**Aim**. The line containing "const yTicks = [0.0, 0.2, 0.4, 0.6, 0.8, 1.0];" marks the end: extract everything from the first line of the data through that line, exactly, with no pictures.

++++++++++++++++++++

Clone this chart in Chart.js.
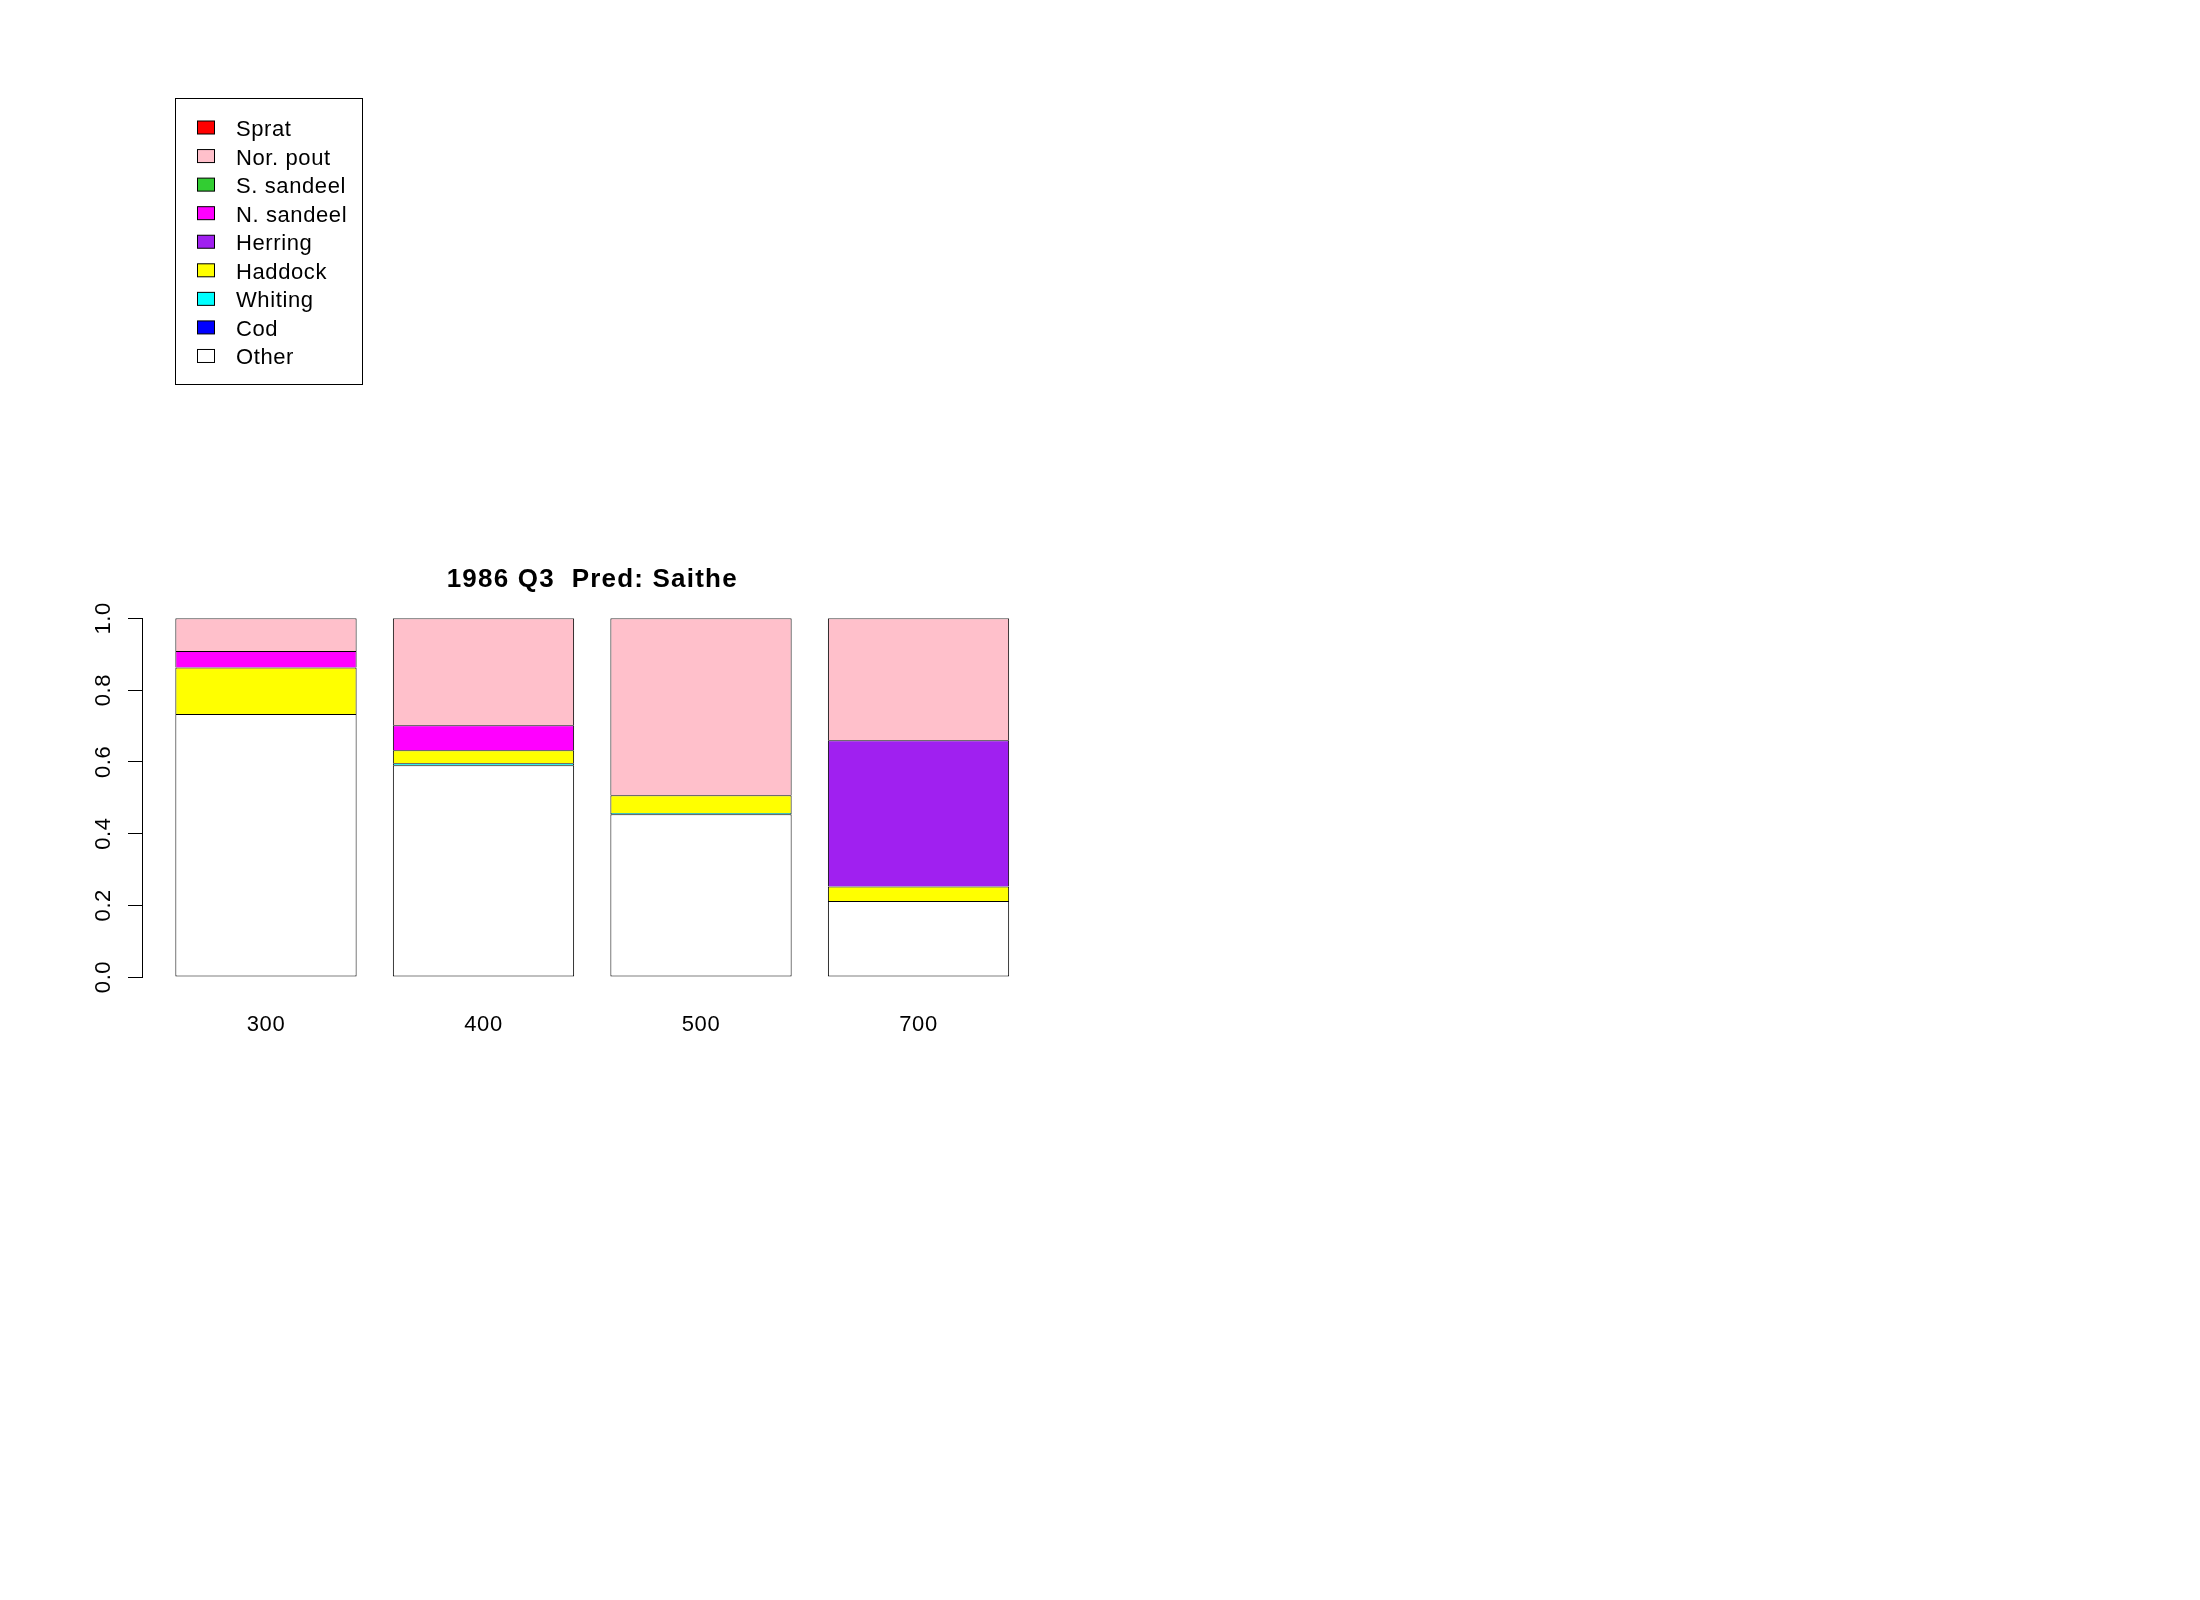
<!DOCTYPE html>
<html>
<head>
<meta charset="utf-8">
<script src="https://cdn.jsdelivr.net/npm/chart.js@4/dist/chart.umd.min.js"></script>
<style>
html,body{margin:0;padding:0;background:#fff;}
canvas{display:block;}
</style>
</head>
<body>
<canvas id="c" width="2200" height="1600"></canvas>
<script>
// ---- data ----
const categories = ['300', '400', '500', '700'];
const titleText = '1986 Q3  Pred: Saithe';
const yTicks = [0.0, 0.2, 0.4, 0.6, 0.8, 1.0];

// stacked from bottom to top
const other     = [0.733, 0.590, 0.454, 0.212];
const cod       = [0, 0, 0, 0];
const whiting   = [0, 0.006, 0.003, 0];
const haddock   = [0.130, 0.036, 0.050, 0.040];
const herring   = [0, 0, 0, 0.408];
const nSandeel  = [0.046, 0.070, 0, 0];
const sSandeel  = [0, 0, 0, 0];
const norPout   = [0.091, 0.298, 0.493, 0.340];
const sprat     = [0, 0, 0, 0];

const seriesNames  = ['Other', 'Cod', 'Whiting', 'Haddock', 'Herring', 'N. sandeel', 'S. sandeel', 'Nor. pout', 'Sprat'];
const seriesValues = [other, cod, whiting, haddock, herring, nSandeel, sSandeel, norPout, sprat];
const seriesColors = ['#FFFFFF', '#0000FF', '#00FFFF', '#FFFF00', '#A020F0', '#FF00FF', '#32CD32', '#FFC0CB', '#FF0000'];

const FONT = '"Liberation Sans", Arial, sans-serif';

const datasets = seriesNames.map((name, k) => ({
  label: name,
  data: seriesValues[k].map((v, i) => ({ x: i, y: v })),
  backgroundColor: seriesColors[k],
  borderColor: '#000000',
  borderWidth: 1,
  borderSkipped: k === 0 ? false : 'start',
  barPercentage: 1 / 1.2,
  categoryPercentage: 1.0
}));

// custom drawing: title, rotated y tick labels, legend box
const decorations = {
  id: 'decorations',
  afterDraw(chart) {
    const ctx = chart.ctx;
    const ca = chart.chartArea;
    ctx.save();
    // title
    ctx.fillStyle = '#000';
    ctx.letterSpacing = '1.2px';
    ctx.font = 'bold 26px ' + FONT;
    ctx.textAlign = 'center';
    ctx.textBaseline = 'alphabetic';
    ctx.fillText(titleText, (ca.left + ca.right) / 2, 586.5);

    ctx.letterSpacing = '0.6px';
    // y tick labels, rotated (read bottom to top)
    const ys = chart.scales.y;
    ctx.font = '22px ' + FONT;
    yTicks.forEach(v => {
      const py = ys.getPixelForValue(v);
      ctx.save();
      ctx.translate(ca.left - 40, py);
      ctx.rotate(-Math.PI / 2);
      ctx.textAlign = 'center';
      ctx.textBaseline = 'alphabetic';
      ctx.fillText(v.toFixed(1), 0, 8);
      ctx.restore();
    });

    // legend (top of stack first)
    const bx = 175.5, by = 98.5, bw = 187, bh = 286;
    ctx.lineWidth = 1;
    ctx.strokeStyle = '#000';
    ctx.strokeRect(bx, by, bw, bh);
    const items = chart.data.datasets.slice().reverse();
    ctx.font = '22px ' + FONT;
    ctx.textAlign = 'left';
    ctx.textBaseline = 'alphabetic';
    items.forEach((ds, i) => {
      const cy = 127.5 + i * 28.56;
      ctx.fillStyle = ds.backgroundColor;
      ctx.fillRect(197.5, cy - 6.5, 17, 13);
      ctx.strokeStyle = '#000';
      ctx.strokeRect(197.5, cy - 6.5, 17, 13);
      ctx.fillStyle = '#000';
      ctx.fillText(ds.label, 236, cy + 8.5);
    });
    ctx.restore();
  }
};

const bgPlugin = {
  id: 'bg',
  beforeDraw(chart) {
    const ctx = chart.ctx;
    ctx.save();
    ctx.fillStyle = '#fff';
    ctx.fillRect(0, 0, chart.width, chart.height);
    ctx.restore();
    ctx.letterSpacing = '0.6px';
  }
};

new Chart(document.getElementById('c'), {
  type: 'bar',
  data: { datasets },
  options: {
    responsive: false,
    animation: false,
    devicePixelRatio: 1,
    layout: { padding: { left: 92, right: 1157.5, top: 618.3, bottom: 563 } },
    plugins: {
      legend: { display: false },
      title: { display: false },
      tooltip: { enabled: false }
    },
    scales: {
      x: {
        type: 'linear',
        stacked: true,
        offset: false,
        min: -0.57,
        max: categories.length - 1 + 0.57,
        afterBuildTicks(scale) {
          scale.ticks = categories.map((c, i) => ({ value: i }));
        },
        afterFit(scale) { scale.height = 60; },
        grid: { display: false, drawTicks: false, offset: false },
        border: { display: false },
        ticks: {
          autoSkip: false,
          maxRotation: 0,
          padding: 35,
          color: '#000',
          font: { family: FONT, size: 22 },
          callback: (v) => categories[v]
        }
      },
      y: {
        type: 'linear',
        stacked: true,
        min: 0,
        max: 1,
        afterBuildTicks(scale) {
          scale.ticks = yTicks.map(v => ({ value: v }));
        },
        afterFit(scale) { scale.width = 50; },
        grid: { display: true, drawOnChartArea: false, drawTicks: true, tickLength: 14, color: '#000', lineWidth: 1 },
        border: { display: true, color: '#000', width: 1 },
        ticks: { display: false }
      }
    }
  },
  plugins: [bgPlugin, decorations]
});
</script>
</body>
</html>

++++++++++++++++++++

**Final answer**.
Clone this chart in Chart.js.
<!DOCTYPE html>
<html>
<head>
<meta charset="utf-8">
<script src="https://cdn.jsdelivr.net/npm/chart.js@4/dist/chart.umd.min.js"></script>
<style>
html,body{margin:0;padding:0;background:#fff;}
canvas{display:block;}
</style>
</head>
<body>
<canvas id="c" width="2200" height="1600"></canvas>
<script>
// ---- data ----
const categories = ['300', '400', '500', '700'];
const titleText = '1986 Q3  Pred: Saithe';
const yTicks = [0.0, 0.2, 0.4, 0.6, 0.8, 1.0];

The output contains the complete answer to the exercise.